Exclude the pictures, then repeat the remaining data exactly.

Start of DATASET SECTION

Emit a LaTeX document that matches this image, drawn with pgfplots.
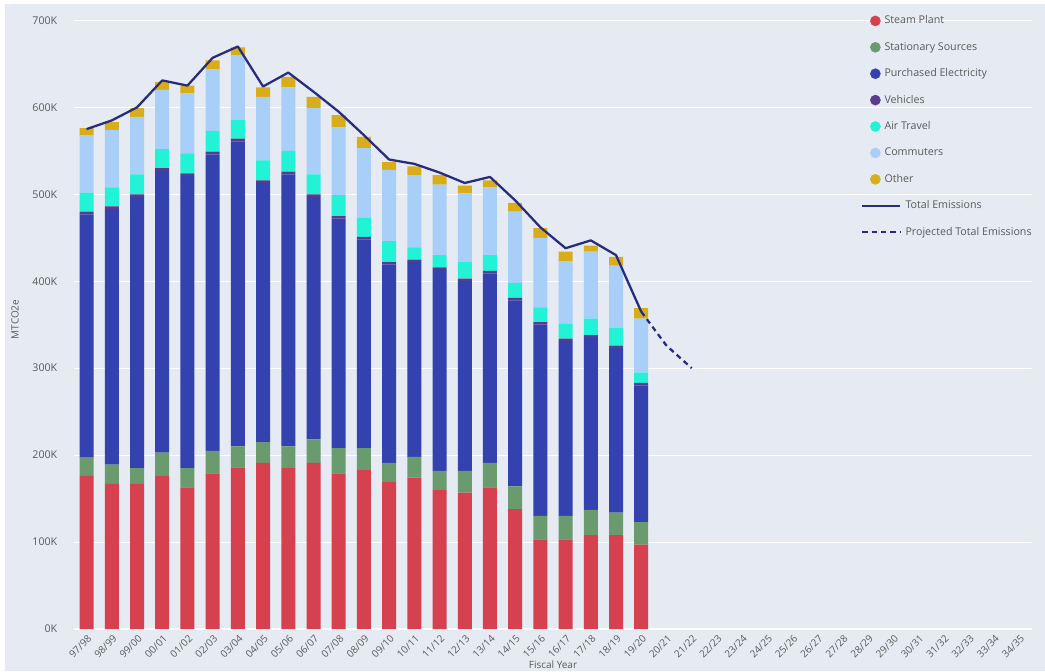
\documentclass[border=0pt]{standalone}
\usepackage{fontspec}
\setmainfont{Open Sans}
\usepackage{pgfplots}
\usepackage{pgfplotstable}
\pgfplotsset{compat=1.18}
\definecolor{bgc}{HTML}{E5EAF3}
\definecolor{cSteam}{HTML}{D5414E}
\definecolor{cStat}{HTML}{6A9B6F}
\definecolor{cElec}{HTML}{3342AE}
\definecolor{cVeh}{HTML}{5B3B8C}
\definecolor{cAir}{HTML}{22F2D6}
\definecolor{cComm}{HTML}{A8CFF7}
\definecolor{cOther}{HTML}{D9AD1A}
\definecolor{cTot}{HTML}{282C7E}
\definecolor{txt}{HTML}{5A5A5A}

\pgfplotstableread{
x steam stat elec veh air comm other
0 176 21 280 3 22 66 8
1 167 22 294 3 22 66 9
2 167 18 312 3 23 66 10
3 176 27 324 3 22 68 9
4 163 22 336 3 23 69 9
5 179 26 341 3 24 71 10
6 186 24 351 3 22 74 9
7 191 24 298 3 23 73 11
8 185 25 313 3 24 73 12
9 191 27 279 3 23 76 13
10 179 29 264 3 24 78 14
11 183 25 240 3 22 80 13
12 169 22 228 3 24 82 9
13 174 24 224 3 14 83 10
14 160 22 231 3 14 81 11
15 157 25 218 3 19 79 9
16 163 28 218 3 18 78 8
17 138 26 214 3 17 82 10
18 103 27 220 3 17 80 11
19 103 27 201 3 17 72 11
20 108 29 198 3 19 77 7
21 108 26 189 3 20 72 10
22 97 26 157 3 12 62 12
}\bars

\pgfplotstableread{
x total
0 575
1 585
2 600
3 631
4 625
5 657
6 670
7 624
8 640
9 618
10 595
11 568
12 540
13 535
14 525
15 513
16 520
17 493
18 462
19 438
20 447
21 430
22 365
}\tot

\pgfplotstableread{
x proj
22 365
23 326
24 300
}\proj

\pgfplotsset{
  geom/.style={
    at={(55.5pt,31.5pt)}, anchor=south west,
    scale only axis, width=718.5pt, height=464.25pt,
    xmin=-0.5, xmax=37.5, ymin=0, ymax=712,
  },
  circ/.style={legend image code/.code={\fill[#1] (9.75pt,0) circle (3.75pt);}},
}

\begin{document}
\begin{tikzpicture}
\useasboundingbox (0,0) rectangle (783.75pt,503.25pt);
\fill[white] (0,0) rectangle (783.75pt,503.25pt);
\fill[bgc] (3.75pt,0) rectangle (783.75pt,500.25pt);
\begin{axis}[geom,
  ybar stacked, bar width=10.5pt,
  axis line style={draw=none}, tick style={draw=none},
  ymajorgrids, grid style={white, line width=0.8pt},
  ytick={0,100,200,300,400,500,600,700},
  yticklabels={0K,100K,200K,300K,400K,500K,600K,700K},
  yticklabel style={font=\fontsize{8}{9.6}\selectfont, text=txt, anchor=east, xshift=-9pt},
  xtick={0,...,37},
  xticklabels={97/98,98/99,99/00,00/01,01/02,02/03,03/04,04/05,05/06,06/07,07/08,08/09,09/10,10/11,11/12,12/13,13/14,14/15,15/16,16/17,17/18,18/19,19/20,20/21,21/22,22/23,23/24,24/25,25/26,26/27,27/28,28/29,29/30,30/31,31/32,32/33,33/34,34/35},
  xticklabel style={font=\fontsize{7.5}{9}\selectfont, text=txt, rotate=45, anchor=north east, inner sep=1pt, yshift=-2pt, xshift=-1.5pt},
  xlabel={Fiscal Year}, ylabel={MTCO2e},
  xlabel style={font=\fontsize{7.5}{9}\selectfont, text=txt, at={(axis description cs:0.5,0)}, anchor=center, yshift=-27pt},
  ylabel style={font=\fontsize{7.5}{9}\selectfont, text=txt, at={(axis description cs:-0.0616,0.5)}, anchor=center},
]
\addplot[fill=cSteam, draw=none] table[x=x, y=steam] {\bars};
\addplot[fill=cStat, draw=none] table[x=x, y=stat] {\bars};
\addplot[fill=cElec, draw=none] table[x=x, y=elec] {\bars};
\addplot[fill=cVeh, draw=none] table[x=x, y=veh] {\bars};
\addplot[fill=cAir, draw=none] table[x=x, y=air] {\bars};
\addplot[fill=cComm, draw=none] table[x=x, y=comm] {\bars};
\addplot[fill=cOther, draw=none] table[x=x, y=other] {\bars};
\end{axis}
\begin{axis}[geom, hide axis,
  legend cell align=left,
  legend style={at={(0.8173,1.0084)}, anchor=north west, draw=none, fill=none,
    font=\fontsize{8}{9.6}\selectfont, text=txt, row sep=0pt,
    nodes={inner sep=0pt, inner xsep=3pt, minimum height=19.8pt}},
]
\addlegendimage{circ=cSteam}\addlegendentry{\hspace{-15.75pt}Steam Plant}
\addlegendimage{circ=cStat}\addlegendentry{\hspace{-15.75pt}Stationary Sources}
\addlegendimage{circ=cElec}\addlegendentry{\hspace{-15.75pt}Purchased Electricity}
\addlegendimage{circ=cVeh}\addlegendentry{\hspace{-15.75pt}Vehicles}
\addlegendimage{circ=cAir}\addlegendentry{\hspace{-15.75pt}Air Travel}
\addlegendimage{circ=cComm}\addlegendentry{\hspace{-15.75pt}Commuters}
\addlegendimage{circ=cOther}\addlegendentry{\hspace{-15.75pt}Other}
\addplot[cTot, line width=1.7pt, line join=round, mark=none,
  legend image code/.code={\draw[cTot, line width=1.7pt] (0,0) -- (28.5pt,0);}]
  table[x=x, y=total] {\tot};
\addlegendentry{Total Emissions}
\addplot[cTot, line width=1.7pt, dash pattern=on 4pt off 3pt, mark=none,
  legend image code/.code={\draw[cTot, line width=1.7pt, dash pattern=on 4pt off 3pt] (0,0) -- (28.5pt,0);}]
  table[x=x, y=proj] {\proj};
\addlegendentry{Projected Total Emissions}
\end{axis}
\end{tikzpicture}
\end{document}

End of DATASET SECTION

EXERCISE OUTPUT:
Emit a LaTeX document that matches this image, drawn with pgfplots.
\documentclass[border=0pt]{standalone}
\usepackage{fontspec}
\setmainfont{Open Sans}
\usepackage{pgfplots}
\usepackage{pgfplotstable}
\pgfplotsset{compat=1.18}
\definecolor{bgc}{HTML}{E5EAF3}
\definecolor{cSteam}{HTML}{D5414E}
\definecolor{cStat}{HTML}{6A9B6F}
\definecolor{cElec}{HTML}{3342AE}
\definecolor{cVeh}{HTML}{5B3B8C}
\definecolor{cAir}{HTML}{22F2D6}
\definecolor{cComm}{HTML}{A8CFF7}
\definecolor{cOther}{HTML}{D9AD1A}
\definecolor{cTot}{HTML}{282C7E}
\definecolor{txt}{HTML}{5A5A5A}

\pgfplotstableread{
x steam stat elec veh air comm other
0 176 21 280 3 22 66 8
1 167 22 294 3 22 66 9
2 167 18 312 3 23 66 10
3 176 27 324 3 22 68 9
4 163 22 336 3 23 69 9
5 179 26 341 3 24 71 10
6 186 24 351 3 22 74 9
7 191 24 298 3 23 73 11
8 185 25 313 3 24 73 12
9 191 27 279 3 23 76 13
10 179 29 264 3 24 78 14
11 183 25 240 3 22 80 13
12 169 22 228 3 24 82 9
13 174 24 224 3 14 83 10
14 160 22 231 3 14 81 11
15 157 25 218 3 19 79 9
16 163 28 218 3 18 78 8
17 138 26 214 3 17 82 10
18 103 27 220 3 17 80 11
19 103 27 201 3 17 72 11
20 108 29 198 3 19 77 7
21 108 26 189 3 20 72 10
22 97 26 157 3 12 62 12
}\bars

\pgfplotstableread{
x total
0 575
1 585
2 600
3 631
4 625
5 657
6 670
7 624
8 640
9 618
10 595
11 568
12 540
13 535
14 525
15 513
16 520
17 493
18 462
19 438
20 447
21 430
22 365
}\tot

\pgfplotstableread{
x proj
22 365
23 326
24 300
}\proj

\pgfplotsset{
  geom/.style={
    at={(55.5pt,31.5pt)}, anchor=south west,
    scale only axis, width=718.5pt, height=464.25pt,
    xmin=-0.5, xmax=37.5, ymin=0, ymax=712,
  },
  circ/.style={legend image code/.code={\fill[#1] (9.75pt,0) circle (3.75pt);}},
}

\begin{document}
\begin{tikzpicture}
\useasboundingbox (0,0) rectangle (783.75pt,503.25pt);
\fill[white] (0,0) rectangle (783.75pt,503.25pt);
\fill[bgc] (3.75pt,0) rectangle (783.75pt,500.25pt);
\begin{axis}[geom,
  ybar stacked, bar width=10.5pt,
  axis line style={draw=none}, tick style={draw=none},
  ymajorgrids, grid style={white, line width=0.8pt},
  ytick={0,100,200,300,400,500,600,700},
  yticklabels={0K,100K,200K,300K,400K,500K,600K,700K},
  yticklabel style={font=\fontsize{8}{9.6}\selectfont, text=txt, anchor=east, xshift=-9pt},
  xtick={0,...,37},
  xticklabels={97/98,98/99,99/00,00/01,01/02,02/03,03/04,04/05,05/06,06/07,07/08,08/09,09/10,10/11,11/12,12/13,13/14,14/15,15/16,16/17,17/18,18/19,19/20,20/21,21/22,22/23,23/24,24/25,25/26,26/27,27/28,28/29,29/30,30/31,31/32,32/33,33/34,34/35},
  xticklabel style={font=\fontsize{7.5}{9}\selectfont, text=txt, rotate=45, anchor=north east, inner sep=1pt, yshift=-2pt, xshift=-1.5pt},
  xlabel={Fiscal Year}, ylabel={MTCO2e},
  xlabel style={font=\fontsize{7.5}{9}\selectfont, text=txt, at={(axis description cs:0.5,0)}, anchor=center, yshift=-27pt},
  ylabel style={font=\fontsize{7.5}{9}\selectfont, text=txt, at={(axis description cs:-0.0616,0.5)}, anchor=center},
]
\addplot[fill=cSteam, draw=none] table[x=x, y=steam] {\bars};
\addplot[fill=cStat, draw=none] table[x=x, y=stat] {\bars};
\addplot[fill=cElec, draw=none] table[x=x, y=elec] {\bars};
\addplot[fill=cVeh, draw=none] table[x=x, y=veh] {\bars};
\addplot[fill=cAir, draw=none] table[x=x, y=air] {\bars};
\addplot[fill=cComm, draw=none] table[x=x, y=comm] {\bars};
\addplot[fill=cOther, draw=none] table[x=x, y=other] {\bars};
\end{axis}
\begin{axis}[geom, hide axis,
  legend cell align=left,
  legend style={at={(0.8173,1.0084)}, anchor=north west, draw=none, fill=none,
    font=\fontsize{8}{9.6}\selectfont, text=txt, row sep=0pt,
    nodes={inner sep=0pt, inner xsep=3pt, minimum height=19.8pt}},
]
\addlegendimage{circ=cSteam}\addlegendentry{\hspace{-15.75pt}Steam Plant}
\addlegendimage{circ=cStat}\addlegendentry{\hspace{-15.75pt}Stationary Sources}
\addlegendimage{circ=cElec}\addlegendentry{\hspace{-15.75pt}Purchased Electricity}
\addlegendimage{circ=cVeh}\addlegendentry{\hspace{-15.75pt}Vehicles}
\addlegendimage{circ=cAir}\addlegendentry{\hspace{-15.75pt}Air Travel}
\addlegendimage{circ=cComm}\addlegendentry{\hspace{-15.75pt}Commuters}
\addlegendimage{circ=cOther}\addlegendentry{\hspace{-15.75pt}Other}
\addplot[cTot, line width=1.7pt, line join=round, mark=none,
  legend image code/.code={\draw[cTot, line width=1.7pt] (0,0) -- (28.5pt,0);}]
  table[x=x, y=total] {\tot};
\addlegendentry{Total Emissions}
\addplot[cTot, line width=1.7pt, dash pattern=on 4pt off 3pt, mark=none,
  legend image code/.code={\draw[cTot, line width=1.7pt, dash pattern=on 4pt off 3pt] (0,0) -- (28.5pt,0);}]
  table[x=x, y=proj] {\proj};
\addlegendentry{Projected Total Emissions}
\end{axis}
\end{tikzpicture}
\end{document}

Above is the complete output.